### [Raw data]
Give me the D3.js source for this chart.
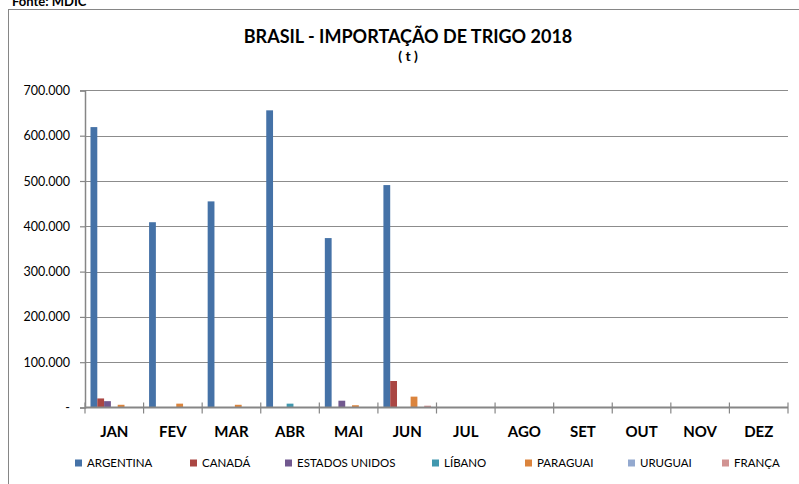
<!DOCTYPE html>
<html>
<head>
<meta charset="utf-8">
<script src="https://cdn.jsdelivr.net/npm/d3@7"></script>
<style>
  html, body { margin: 0; padding: 0; background: #fff; }
  svg { display: block; font-family: Lato, "Open Sans", sans-serif; }
</style>
</head>
<body>
<svg id="chart" width="799" height="484"></svg>
<script>
// ---- data ----
const months = ["JAN","FEV","MAR","ABR","MAI","JUN","JUL","AGO","SET","OUT","NOV","DEZ"];
const seriesNames = ["ARGENTINA","CANADÁ","ESTADOS UNIDOS","LÍBANO","PARAGUAI","URUGUAI","FRANÇA"];
const argentina = [619000, 409000, 455000, 656000, 374000, 491000, 0, 0, 0, 0, 0, 0];
const canada    = [20000, 0, 0, 0, 0, 58500, 0, 0, 0, 0, 0, 0];
const estadosUnidos = [14000, 0, 0, 0, 15000, 0, 0, 0, 0, 0, 0, 0];
const libano    = [0, 0, 0, 8500, 0, 0, 0, 0, 0, 0, 0, 0];
const paraguai  = [6000, 8500, 6000, 0, 5000, 24000, 0, 0, 0, 0, 0, 0];
const uruguai   = [0, 0, 0, 0, 0, 0, 0, 0, 0, 0, 0, 0];
const franca    = [0, 0, 0, 0, 0, 4000, 0, 0, 0, 0, 0, 0];
const yTicks = [0, 100000, 200000, 300000, 400000, 500000, 600000, 700000];
const colors = ["#4572A7","#AA4643","#71588F","#4198AF","#DB843D","#93A9CF","#D19392"];

const seriesValues = [argentina, canada, estadosUnidos, libano, paraguai, uruguai, franca];

const svg = d3.select("#chart");

// source note and chart frame
svg.append("text").attr("x", 12).attr("y", 6).attr("font-weight", "bold")
  .attr("font-size", 13).attr("fill", "#000").text("Fonte: MDIC");
svg.append("rect").attr("x", 8.5).attr("y", 9.5).attr("width", 820).attr("height", 500)
  .attr("fill", "none").attr("stroke", "#868686").attr("stroke-width", 1);

// title
svg.append("text").attr("x", 408).attr("y", 43).attr("text-anchor", "middle")
  .attr("font-weight", "bold").attr("font-size", 18).attr("fill", "#000")
  .text("BRASIL - IMPORTAÇÃO DE TRIGO 2018");
svg.append("text").attr("x", 408).attr("y", 61).attr("text-anchor", "middle")
  .attr("font-weight", "bold").attr("font-size", 14).attr("fill", "#000")
  .text("( t )");

// scales
const x0 = 85, x1 = 788, yBase = 407.5, yTop = 90.4;
const x = d3.scaleBand().domain(months).range([x0, x1]).padding(0);
const groupW = 47.6;
const off = (x.bandwidth() - groupW) / 2;
const xs = d3.scaleBand().domain(seriesNames).range([off, off + groupW]).padding(0);
const y = d3.scaleLinear().domain([0, 700000]).range([yBase, yTop]);

// gridlines
svg.append("g").selectAll("line").data(yTicks.filter(d => d > 0)).join("line")
  .attr("x1", x0).attr("x2", x1)
  .attr("y1", d => Math.round(y(d)) + 0.5).attr("y2", d => Math.round(y(d)) + 0.5)
  .attr("stroke", "#8c8c8c").attr("stroke-width", 1);

// bars
const barData = [];
seriesValues.forEach((vals, si) => {
  vals.forEach((v, mi) => {
    if (v > 0) barData.push({ s: seriesNames[si], m: months[mi], v, c: colors[si] });
  });
});
svg.append("g").selectAll("rect").data(barData).join("rect")
  .attr("x", d => x(d.m) + xs(d.s))
  .attr("width", xs.bandwidth())
  .attr("y", d => y(d.v))
  .attr("height", d => yBase - y(d.v))
  .attr("fill", d => d.c);

// y axis
const fmt = v => v === 0 ? "-" : d3.format(",")(v).replace(/,/g, ".");
const yAxis = d3.axisLeft(y).tickValues(yTicks).tickSize(5).tickFormat(fmt);
const gy = svg.append("g").attr("transform", `translate(${x0},0)`).call(yAxis);
gy.select(".domain").attr("stroke", "#868686").attr("stroke-width", 1.5);
gy.selectAll(".tick line").attr("stroke", "#868686").attr("stroke-width", 1.2);
gy.selectAll(".tick text").attr("font-size", 12.5).attr("fill", "#000")
  .attr("font-family", "Lato, sans-serif").attr("x", -15);

// x axis (cross tick marks at band edges)
svg.append("line").attr("x1", x0).attr("x2", x1).attr("y1", yBase).attr("y2", yBase)
  .attr("stroke", "#868686").attr("stroke-width", 2);
const edges = months.map(m => x(m)).concat([x1]);
svg.append("g").selectAll("line").data(edges).join("line")
  .attr("x1", d => d).attr("x2", d => d)
  .attr("y1", yBase - 5).attr("y2", yBase + 6)
  .attr("stroke", "#868686").attr("stroke-width", 1.2);
svg.append("g").selectAll("text").data(months).join("text")
  .attr("x", d => x(d) + x.bandwidth() / 2).attr("y", 437)
  .attr("text-anchor", "middle").attr("font-weight", "bold").attr("font-size", 15)
  .attr("fill", "#000").text(d => d);

// legend
const legendX = [75, 190, 285, 432, 525, 628, 722];
const lg = svg.append("g").selectAll("g").data(seriesNames).join("g")
  .attr("transform", (d, i) => `translate(${legendX[i]},463)`);
lg.append("rect").attr("x", 0).attr("y", -3.5).attr("width", 7).attr("height", 7)
  .attr("fill", (d, i) => colors[i]);
lg.append("text").attr("x", 12).attr("y", 4).attr("font-size", 11.5)
  .attr("fill", "#000").text(d => d);
</script>
</body>
</html>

### [Work required]
Count up every line above that has the word "chart" in it; answer with the number alone.

### [The output]
4